Ruddlesden-Popper-type (RP) quasi-two-dimensional (2D) perovskite solar cells (PSCs) have attracted extensive attention due to their unique photovoltaic properties and excellent device stability. Due to disordered crystallization, the film quality of RP perovskite remains unsatisfactory.

To achieve better photovoltaic performance, various strategies focusing on crystallization regulation have been applied. At present, related research focuses on the photovoltaic properties of perovskite films after crystallization regulation, while the understanding of the crystallization process is lacking.

Recently, Prof.

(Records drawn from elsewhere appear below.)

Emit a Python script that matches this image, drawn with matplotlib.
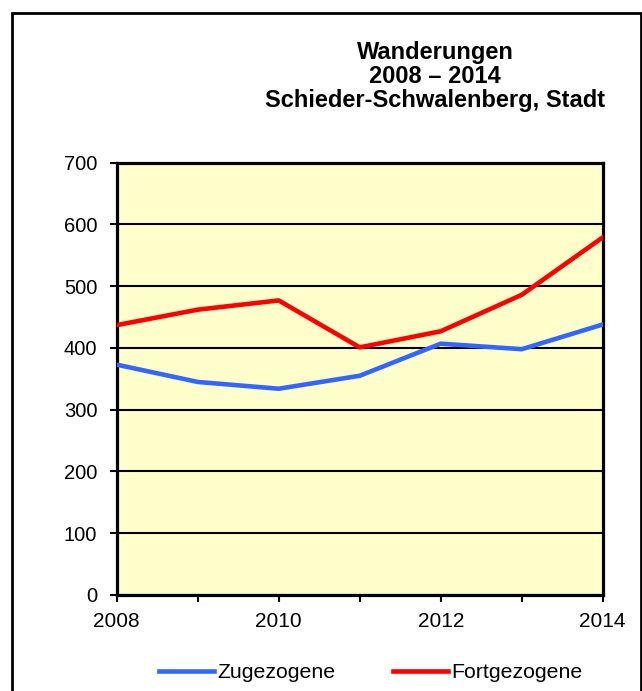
import matplotlib.pyplot as plt
from matplotlib.patches import Rectangle

years = [2008, 2009, 2010, 2011, 2012, 2013, 2014]
zugezogene = [373, 345, 334, 355, 407, 398, 438]
fortgezogene = [437, 462, 477, 401, 427, 486, 579]
y_ticks = [0, 100, 200, 300, 400, 500, 600, 700]
x_labels = [2008, 2010, 2012, 2014]
title_lines = ['Wanderungen', '2008 – 2014', 'Schieder-Schwalenberg, Stadt']

plt.rcParams['font.family'] = ['Liberation Sans', 'DejaVu Sans']

W, H = 642, 691
fig = plt.figure(figsize=(W / 100, H / 100), dpi=100)
ax = fig.add_axes([116.7 / W, 1 - 595 / H, (602.7 - 116.7) / W, (595 - 162.7) / H])
ax.set_facecolor('#FFFFCC')

ax.plot(years, zugezogene, color='#3366FF', linewidth=3.3, label='Zugezogene', zorder=3)
ax.plot(years, fortgezogene, color='#FF0000', linewidth=3.3, label='Fortgezogene', zorder=3)

ax.set_xlim(2008, 2014)
ax.set_ylim(0, 700)
ax.set_yticks(y_ticks)
ax.set_xticks(years, minor=True)
ax.set_xticks(x_labels)
ax.grid(axis='y', color='black', linewidth=1.5, zorder=1)
ax.set_axisbelow(True)
for s in ax.spines.values():
    s.set_linewidth(2.3)
ax.tick_params(which='both', direction='out', length=5, width=1.5)
ax.tick_params(axis='y', pad=9, labelsize=14.5)
ax.tick_params(axis='x', which='both', pad=7, labelsize=15)

# Titel, drei Zeilen
for i, line in enumerate(title_lines):
    fig.text(435 / W, 1 - (59 + 24 * i) / H, line, ha='center', va='baseline',
             fontsize=17, fontweight='bold')

fig.legend(loc='center', bbox_to_anchor=(370.5 / W, 1 - 673 / H), ncol=2, frameon=False,
           fontsize=15.3, handlelength=2.6, handletextpad=0.15, columnspacing=2.7)

fig.add_artist(Rectangle((12 / W, -0.05), 629 / W, 1.05 - 13 / H, transform=fig.transFigure,
                         fill=False, edgecolor='black', linewidth=2))

fig.savefig('out.png', dpi=100)
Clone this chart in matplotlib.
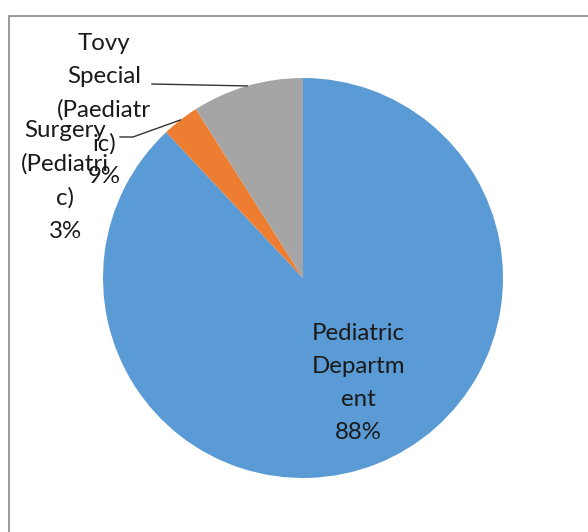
import numpy as np
import matplotlib
matplotlib.use("Agg")
import matplotlib.pyplot as plt
from matplotlib.patches import Rectangle

plt.rcParams['font.family'] = ['Lato', 'DejaVu Sans']

departments = ["Pediatric\nDepartm\nent", "Surgery\n(Pediatri\nc)", "Tovy\nSpecial\n(Paediatr\nic)"]
shares = [88, 3, 9]
colors = ["#5B9BD5", "#ED7D31", "#A5A5A5"]

W, H = 588, 532
CX, CY, R = 303, 278, 200  # pie centre and radius in pixels


def px(x, y):
    # pixel position -> data coordinates (pie radius = 1)
    return (x - CX) / R, (CY - y) / R


fig = plt.figure(figsize=(W / 100, H / 100), dpi=100)
ax = fig.add_axes([0, 0, 1, 1])

wedges, _ = ax.pie(shares, colors=colors, startangle=90, counterclock=False,
                   radius=1, center=(0, 0), wedgeprops=dict(linewidth=0))
ax.set_xlim(-CX / R, (W - CX) / R)
ax.set_ylim(-(H - CY) / R, CY / R)
ax.axis("off")

# chart-area border (runs off the right and bottom edges)
fig.patches.append(Rectangle((8.5 / W, -0.1), 1.2, 1 - 16 / H + 0.1,
                             transform=fig.transFigure, fill=False,
                             edgecolor="#898989", linewidth=1.2))

labels = [f"{d}\n{s}%" for d, s in zip(departments, shares)]
label_pos = [px(358, 383), px(65, 181), px(104, 110)]
fs = 17.3

# leader lines: elbow points near the text, ending at the wedge's arc midpoint
elbows = [None, [px(120, 137), px(133, 137)], [px(152, 84)]]

for w, lab, pos, elb in zip(wedges, labels, label_pos, elbows):
    ax.text(pos[0], pos[1], lab, ha="center", va="center", fontsize=fs,
            color="#1a1a1a", linespacing=1.7)
    if elb is None:
        continue
    mid = np.deg2rad((w.theta1 + w.theta2) / 2)
    pts = elb + [(np.cos(mid), np.sin(mid))]
    xs, ys = zip(*pts)
    ax.plot(xs, ys, color="#333333", linewidth=1)

fig.savefig("out.png", dpi=100)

Zhou Huiqiong's group from National Center for Nanoscience and Technology (NCSNT) of the Chinese Academy of Sciences (CAS) has developed a sulfonium cations-assisted intermediate engineering strategy to study the evolution of intermediates and the film properties of quasi-2D perovskites. The study was published online in Advanced Materials.

The researchers developed a facile strategy for intermediate engineering by employing sulfonium cations to regulate the transformation of intermediates during the crystallization process and improve the film quality of quasi-2D perovskites.

The intermediates were characterized by X-ray diffraction (XRD) and scanning electron microscopy (SEM) to reveal the composition and transformation process of the intermediates. The introduction of sulfonium cations inhibited the formation of unfavorable solvated lead iodide and promoted the formation of favorable perovskite intermediates with fiber-like morphology, which is conducive to the formation of high-quality perovskite crystals. The above effects have been confirmed in quasi-2D perovskite with different n values and 3D perovskites.

They then carried out in-situ photoluminescence spectroscopy (PL) to study the crystallization during the film formation process. It was found that the introduction of sulfonium cations could not only accelerate but also optimize the crystallization process, leading to high-quality perovskite films.

Based on the above results, regulating the properties of intermediates is an effective way to obtain high-quality perovskite films. With improved film quality, the device achieved a power conversion efficiency of 19.08% at room temperature and 20.52% at low temperature (180 K). In addition, the corresponding devices showed improved operational stability, with 84% of the initial efficiency maintained after 1000 h under maximum power point (MPP) tracking at 40 ℃.

"The comprehensive understanding of the evolution of intermediates allows us to clarify the mechanism of the improved film quality via sulfonium cations treatment, and the findings of this study will benefit the future research on the crystallization regulation of perovskite solar cells," said Prof. Zhou.